- [WRITTEN TASK]:
In the entries below, find the line with "Recreate this image" and the line with "from matplotlib.ticker import", then retype both and everything between them exactly. Do not copy the pictures.

***** INFORMATION SHOWN

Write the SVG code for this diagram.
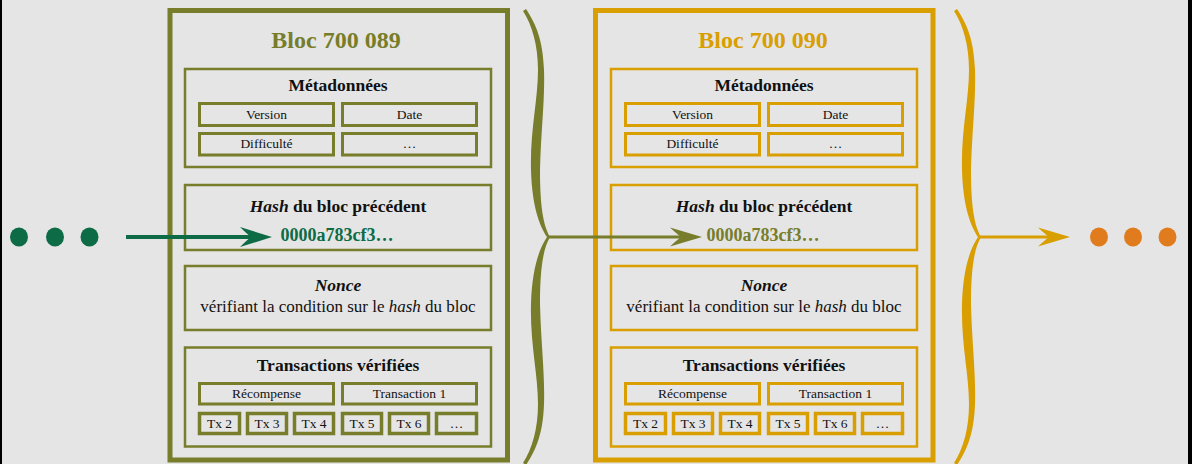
<svg xmlns="http://www.w3.org/2000/svg" width="1192" height="464" viewBox="0 0 1192 464">
<style>
text{font-family:"Liberation Serif","Times New Roman",serif;fill:#111;stroke:none;text-anchor:middle}
.title{font-size:24px;font-weight:bold}
.head{font-size:17.5px;font-weight:bold}
.body{font-size:17px}
.small{font-size:13.5px}
.hv{font-size:18px;font-weight:bold}
.outer{fill:none;stroke-width:5}
.box{fill:none;stroke-width:2.5}
.sub{fill:none;stroke-width:3}
.tx{fill:none;stroke-width:3.5}
.olive{stroke:#777d2a}
.olive .title{fill:#777d2a}
.orange{stroke:#d99e00}
.orange .title{fill:#d99e00}
</style>
<defs>
<g id="blockbody">
  <rect class="box" x="185" y="69" width="306" height="98"/>
  <text class="head" x="338" y="91">Métadonnées</text>
  <rect class="sub" x="199.5" y="103.5" width="134" height="22"/>
  <text class="small" x="266.5" y="119">Version</text>
  <rect class="sub" x="342.5" y="103.5" width="134" height="22"/>
  <text class="small" x="409.5" y="119">Date</text>
  <rect class="sub" x="199.5" y="133.5" width="134" height="21.5"/>
  <text class="small" x="266.5" y="148">Difficulté</text>
  <rect class="sub" x="342.5" y="133.5" width="134" height="21.5"/>
  <text class="small" x="409.5" y="148">…</text>
  <rect class="box" x="185" y="185" width="306" height="65"/>
  <text class="head" x="338" y="212"><tspan font-style="italic">Hash</tspan> du bloc précédent</text>
  <rect class="box" x="185" y="266" width="306" height="64"/>
  <text class="head" x="338" y="291" font-style="italic">Nonce</text>
  <text class="body" x="338" y="312">vérifiant la condition sur le <tspan font-style="italic">hash</tspan> du bloc</text>
  <rect class="box" x="185" y="347.5" width="306" height="99"/>
  <text class="head" x="338" y="371">Transactions vérifiées</text>
  <rect class="sub" x="199.5" y="383.5" width="134" height="20.5"/>
  <text class="small" x="266.5" y="398">Récompense</text>
  <rect class="sub" x="342.5" y="383.5" width="134" height="20.5"/>
  <text class="small" x="409.5" y="398">Transaction 1</text>
  <rect class="tx" x="199.5" y="413.5" width="40" height="20"/>
  <text class="small" x="219.5" y="428">Tx 2</text>
  <rect class="tx" x="247.5" y="413.5" width="39" height="20"/>
  <text class="small" x="267" y="428">Tx 3</text>
  <rect class="tx" x="294.5" y="413.5" width="39" height="20"/>
  <text class="small" x="314" y="428">Tx 4</text>
  <rect class="tx" x="342.5" y="413.5" width="39" height="20"/>
  <text class="small" x="362" y="428">Tx 5</text>
  <rect class="tx" x="389.5" y="413.5" width="39" height="20"/>
  <text class="small" x="409" y="428">Tx 6</text>
  <rect class="tx" x="436.5" y="413.5" width="40" height="20"/>
  <text class="small" x="456.5" y="428">…</text>
</g>
<path id="brace" d="M526,9 C536,24 543,40 544,70 C545,100 541,130 540,170 C540,205 543,225 550,237 C543,249 540,269 540,304 C541,344 545,374 544,404 C543,434 536,450 526,465 L523,463 C532,449 538,429 538,404 C538,374 530,344 531,304 C532,269 539,249 547,237 C539,225 532,205 531,170 C530,130 538,100 538,70 C538,45 532,25 523,11 Z"/>
</defs>
<rect x="0" y="0" width="1192" height="464" fill="#e5e5e5"/>
<rect x="0" y="0" width="2" height="464" fill="#000"/>
<rect x="1188" y="0" width="4" height="464" fill="#000"/>

<g id="dots-left" fill="#0d6b46">
  <ellipse cx="19" cy="237" rx="9" ry="9.5"/>
  <ellipse cx="55" cy="237" rx="9" ry="9.5"/>
  <ellipse cx="89.5" cy="237" rx="9" ry="9.5"/>
</g>

<g id="block-700089" class="olive">
  <rect class="outer" x="170" y="10.5" width="337.5" height="449.5"/>
  <text class="title" x="336" y="48">Bloc 700 089</text>
  <use href="#blockbody"/>
  <text class="hv" x="337" y="241" style="fill:#0d6b46">0000a783cf3…</text>
  <use href="#brace" fill="#777d2a" stroke="none"/>
</g>

<g id="block-700090" class="orange">
  <rect class="outer" x="595.5" y="10.5" width="337.5" height="449.5"/>
  <text class="title" x="763" y="48">Bloc 700 090</text>
  <g transform="translate(426,0)"><use href="#blockbody"/></g>
  <text class="hv" x="763" y="241" style="fill:#777d2a">0000a783cf3…</text>
  <g transform="translate(431,0)"><use href="#brace" fill="#d99e00" stroke="none"/></g>
</g>

<g id="dots-right" fill="#e07c1e">
  <ellipse cx="1099" cy="237" rx="9" ry="9.5"/>
  <ellipse cx="1133" cy="237" rx="9" ry="9.5"/>
  <ellipse cx="1167.5" cy="237" rx="9" ry="9.5"/>
</g>

<g id="connectors">
  <line x1="126" y1="237" x2="258" y2="237" stroke="#0d6b46" stroke-width="4"/>
  <path d="M272,237 L240,227 Q247,234 251,237 Q247,240 240,247 Z" fill="#0d6b46"/>
  <line x1="548" y1="237" x2="690" y2="237" stroke="#777d2a" stroke-width="3"/>
  <path d="M702,237 L670,227.5 Q677,234 681,237 Q677,240 670,246.5 Z" fill="#777d2a"/>
  <line x1="979" y1="237" x2="1058" y2="237" stroke="#d99e00" stroke-width="3"/>
  <path d="M1070,237 L1038,227.5 Q1045,234 1049,237 Q1045,240 1038,246.5 Z" fill="#d99e00"/>
</g>
</svg>
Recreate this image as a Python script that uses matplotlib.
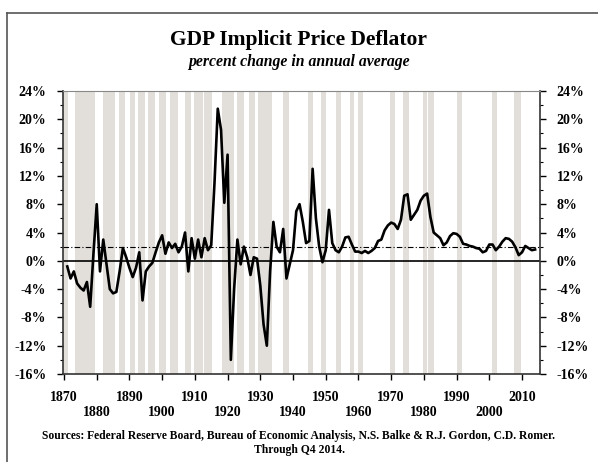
import matplotlib.pyplot as plt
import numpy as np
from matplotlib.lines import Line2D
from matplotlib.ticker import MultipleLocator, FuncFormatter

# annual % change of the GDP implicit price deflator, 1871-2014
years = np.arange(1871, 2015)
deflator = [
    -0.8, -2.5, -1.5, -3.2, -3.8, -4.2, -3.0, -6.5, 1.0, 8.0,
    -1.5, 3.0, -0.5, -4.0, -4.6, -4.4, -1.5, 1.8, 0.5, -1.0,
    -2.3, -1.0, 1.2, -5.6, -1.5, -0.8, -0.3, 1.2, 2.6, 3.6,
    1.0, 2.6, 1.8, 2.4, 1.2, 2.0, 4.0, -1.5, 3.2, 0.3,
    3.0, 0.5, 3.2, 1.5, 2.2, 11.0, 21.5, 18.5, 8.2, 15.0,
    -14.0, -4.0, 3.0, -0.5, 2.0, 0.5, -2.0, 0.5, 0.3, -3.5,
    -9.0, -12.0, -1.5, 5.5, 2.0, 1.2, 4.5, -2.5, -0.5, 1.5,
    7.0, 8.0, 5.5, 2.5, 2.8, 13.0, 6.0, 2.0, -0.2, 1.5,
    7.2, 2.5, 1.5, 1.2, 2.0, 3.3, 3.4, 2.3, 1.3, 1.3,
    1.1, 1.4, 1.1, 1.4, 1.8, 2.8, 3.0, 4.3, 5.0, 5.4,
    5.2, 4.5, 5.8, 9.2, 9.4, 5.8, 6.5, 7.2, 8.5, 9.2,
    9.5, 6.2, 4.0, 3.6, 3.2, 2.2, 2.6, 3.5, 3.9, 3.8,
    3.4, 2.4, 2.3, 2.1, 2.0, 1.8, 1.7, 1.2, 1.4, 2.3,
    2.3, 1.5, 2.0, 2.7, 3.2, 3.1, 2.7, 1.9, 0.8, 1.2,
    2.1, 1.8, 1.5, 1.6,
]

# NBER recessions (start, end) as decimal years
rec_start = [1869.42, 1873.79, 1882.17, 1887.17, 1890.54, 1893.0, 1895.92, 1899.46,
             1902.71, 1907.38, 1910.0, 1913.0, 1918.63, 1920.0, 1923.38, 1926.79,
             1929.63, 1937.38, 1945.08, 1948.88, 1953.54, 1957.63, 1960.29, 1969.92,
             1973.88, 1980.0, 1981.54, 1990.54, 2001.17, 2007.92]
rec_end = [1870.92, 1879.17, 1885.38, 1888.29, 1891.38, 1894.46, 1897.46, 1900.92,
           1904.63, 1908.46, 1912.0, 1914.92, 1919.17, 1921.54, 1924.54, 1927.88,
           1933.17, 1938.46, 1945.79, 1949.79, 1954.38, 1958.29, 1961.13, 1970.88,
           1975.17, 1980.54, 1982.88, 1991.17, 2001.88, 2009.46]

target = 2.0
decades = np.arange(1870, 2011, 10)

serif = ["Liberation Serif", "DejaVu Serif"]
plt.rcParams["font.family"] = serif
plt.rcParams["font.weight"] = "bold"

fig = plt.figure(figsize=(5.98, 4.62), dpi=100)
ax = fig.add_axes([0.1054, 0.1905, 0.7976, 0.6125])

# shaded bands are drawn a little wider than the monthly dates, as in the original
for s, e in zip(rec_start, rec_end):
    ax.axvspan(s - 0.35, e + 0.35, color="#e2dfda", lw=0, zorder=0)

ax.axhline(0, color="black", lw=1.2, zorder=2)
ax.axhline(target, color="black", lw=0.8, ls=(0, (5, 2, 1, 2)), zorder=2)
ax.plot(years, deflator, color="black", lw=1.9, zorder=3)

ax.set_xlim(1869.7, 2015.5)
ax.set_ylim(-16, 24)

ax.yaxis.set_major_locator(MultipleLocator(4))
ax.yaxis.set_minor_locator(MultipleLocator(2))
ax.yaxis.set_major_formatter(FuncFormatter(lambda v, p: f"{v:.0f}%"))
ax.tick_params(axis="y", which="both", left=True, right=True,
               labelleft=True, labelright=True, direction="out")
ax.tick_params(axis="y", which="major", length=4, width=1, pad=8, labelsize=10)
ax.tick_params(axis="y", which="minor", length=2.5, width=0.8)

ax.set_xticks(decades)
ax.set_xticklabels([str(d) if i % 2 == 0 else "\n" + str(d)
                    for i, d in enumerate(decades)])
ax.tick_params(axis="x", direction="out", length=4, width=1, pad=8, labelsize=10)

for side in ["left", "right", "bottom"]:
    ax.spines[side].set_linewidth(1.2)
    ax.spines[side].set_color("#333333")
ax.spines["top"].set_color("#888888")
ax.spines["top"].set_linewidth(0.8)

fig.text(0.5, 0.913, "GDP Implicit Price Deflator", ha="center", va="center",
         fontsize=15.5, fontweight="bold")
fig.text(0.5, 0.866, "percent change in annual average", ha="center", va="center",
         fontsize=11.3, fontweight="bold", style="italic")
fig.text(0.5, 0.041,
         "Sources: Federal Reserve Board, Bureau of Economic Analysis, "
         "N.S. Balke & R.J. Gordon, C.D. Romer.\nThrough Q4 2014.",
         ha="center", va="center", fontsize=8.4, fontweight="bold",
         linespacing=1.15)

# frame around the chart
fig.add_artist(Line2D([7 / 598, 1.0], [1 - 13 / 462, 1 - 13 / 462],
                      transform=fig.transFigure, color="#555555", lw=1.2))
fig.add_artist(Line2D([7 / 598, 7 / 598], [0.0, 1 - 13 / 462],
                      transform=fig.transFigure, color="#555555", lw=1.2))

fig.savefig("out.png", dpi=100, facecolor="white")
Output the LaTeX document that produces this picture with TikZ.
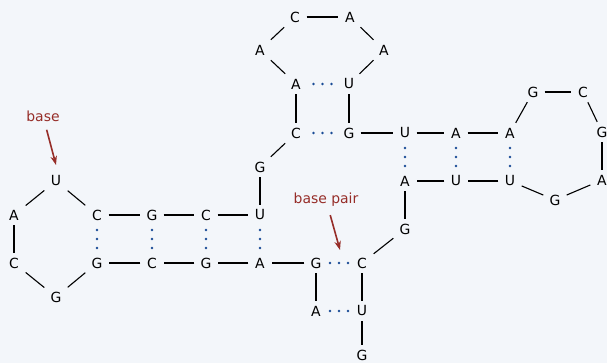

**********

- [RESPONSE BELOW]:
Recreate this image as a Python script that uses matplotlib.
import matplotlib.pyplot as plt
import numpy as np
from matplotlib.lines import Line2D
from matplotlib.ticker import MultipleLocator, FuncFormatter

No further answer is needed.